La quatrième de couverture éclaircit parfaitement le titre et le propos du livre : « L’anneau merveilleux, […] c’est le kholkhal que portait la mère au temps où juifs et musulmans vivaient séparés, mais ensemble dans cette Algérie qui a disparu » et dont le souvenir va si profondément ensuite marquer la vie et l’œuvre d’Albert Bensoussan, installé aujourd’hui à Rennes où il vit et enseigne à l’université depuis 1963.
Albert Bensoussan, L’anneau. Al Manar, 116 p., 20 €
Sa propre mère, tout imbibée qu’elle fût, à l’origine, d’un mélange spécifique de culture hébraïque et de croyances populaires locales, se verra elle aussi amenée à se réfugier en France sous la pression des événements, non sans ressentir une poignante mélancolie. En un certain sens, l’œuvre littéraire d’Albert Bensoussan, écrite en un milieu entièrement distinct de l’espace premier, sera une façon de le retrouver par l’émotion que fait renaître la plume, et qui vibre avec une intensité singulière, fût-ce sous un tout autre climat.
Voilà sans doute pourquoi cette nostalgie initiale imprègne, par toutes sortes de retournements imaginaires, la mémoire et les récits d’Albert Bensoussan, qui sont si souvent marqués par l’heureuse surprise d’impossibles retours ou de paradoxales rêveries. Alors qu’il sait pertinemment que sa mère « repose sous la dalle au cimetière de Pantin », il se plaît à l’imaginer enfant, comme une petite fille qu’il aurait élevée lui-même, « heureuse d’aller à l’école et de maîtriser, enfin, la langue française ». Pour échapper à son désastre intime, il inverse ainsi les rôles. Bien entendu, cette pseudo-dénégation est une de ces pirouettes dont il est friand et qui lui font mieux supporter la douleur ou les imprévus du destin.

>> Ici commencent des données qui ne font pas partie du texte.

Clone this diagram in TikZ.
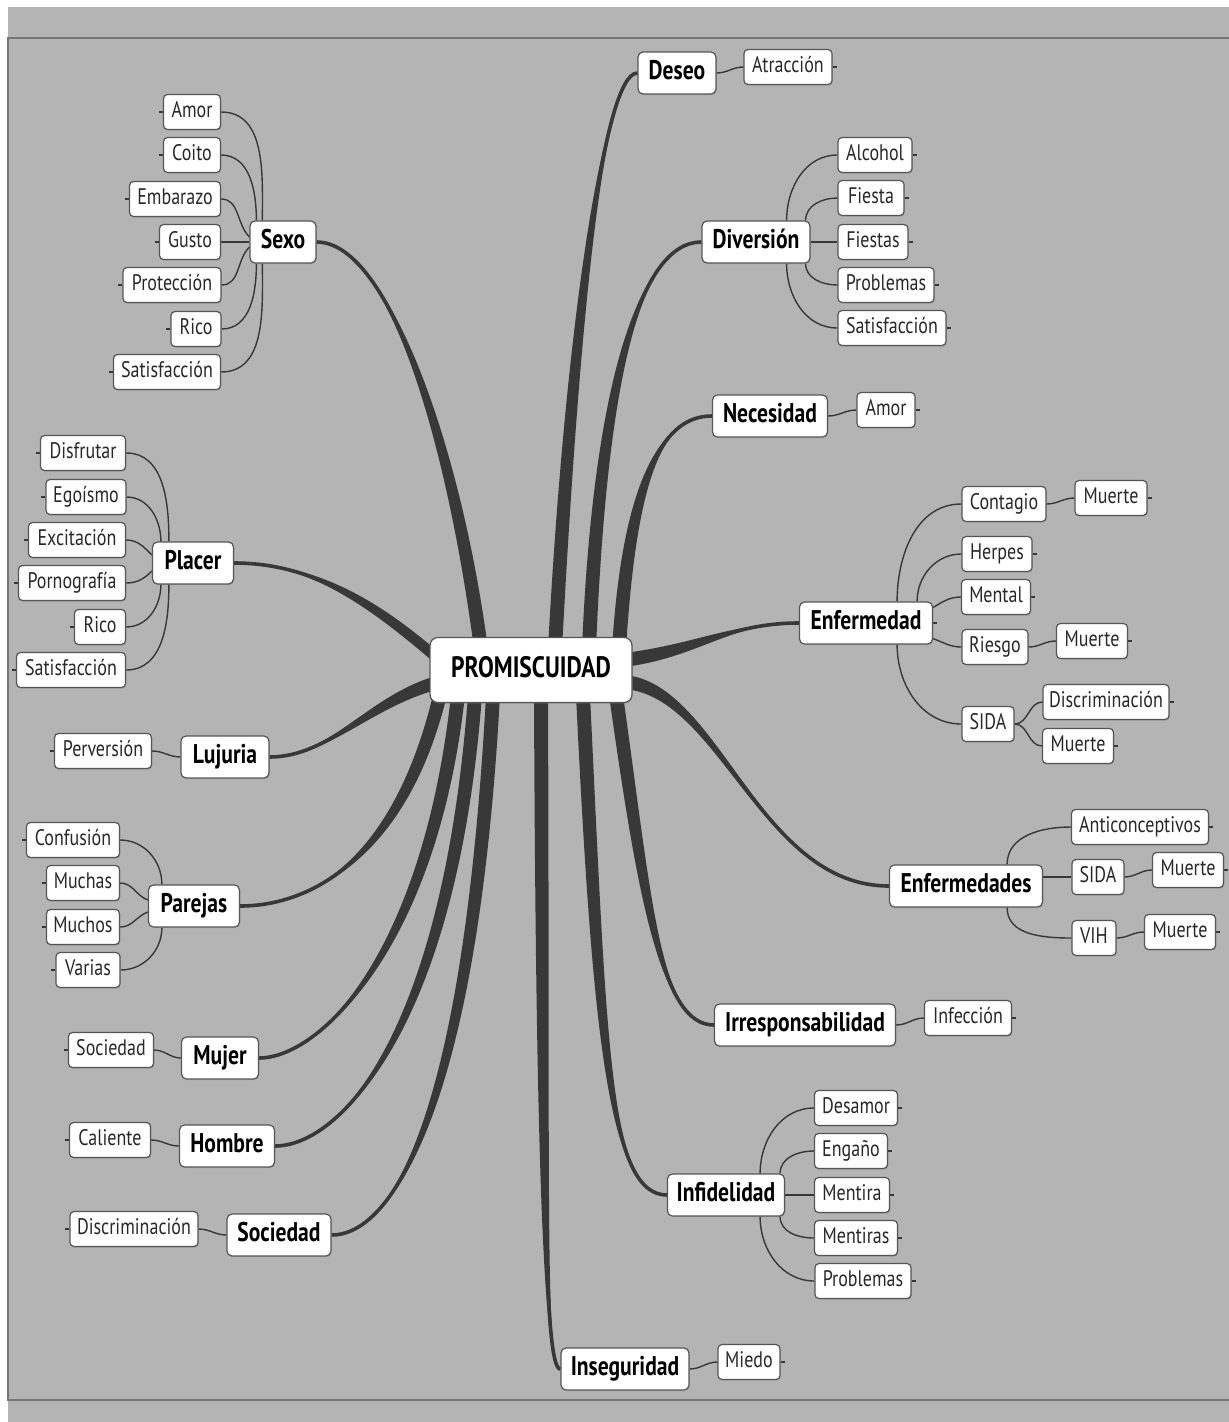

Il y a aussi – mais tout de même un peu au second plan – un père qui se voit propulsé dans la métropole par la guerre de 14-18, et dont le retour, après une grave blessure, marque justement la naissance du futur écrivain, en une sorte de victoire personnelle : « Je suis né de ce défi », affirme-t-il. Mais de nouvelles complications ne manqueront pas de surgir avec la Seconde Guerre mondiale et le souci du gouvernement de Vichy de répandre ses lois antisémites jusque sur l’autre rive de la Méditerranée. Le portrait du Maréchal était punaisé dans toutes les classes des écoles, se souvient Bensoussan. Certes, le soudain débarquement des Alliés mettra fin à tout cela mais, par la suite, comme on le sait, ce sont tous les citoyens français qui deviendront indésirables, même s’ils étaient bien loin de tirer quelque profit colonial pour nombre d’entre eux.
Bref, l’Indépendance supposera le départ de tous, riches ou non. « C’est vrai, j’ai fui l’Algérie il y a un demi-siècle », observe Albert Bensoussan, que son nom de famille ne suffisait nullement à protéger comme on pourrait le croire naïvement. Une mélancolie l’assaille en songeant à ce qui fut et à ce qui aurait pu être. Un « rêve récurrent » manifeste une nostalgie : « Nous avons appris ensemble le baiser, Fatiha ». Mais, décidément, de l’Algérie qui fut, toutes les traces sont systématiquement promises à l’oubli.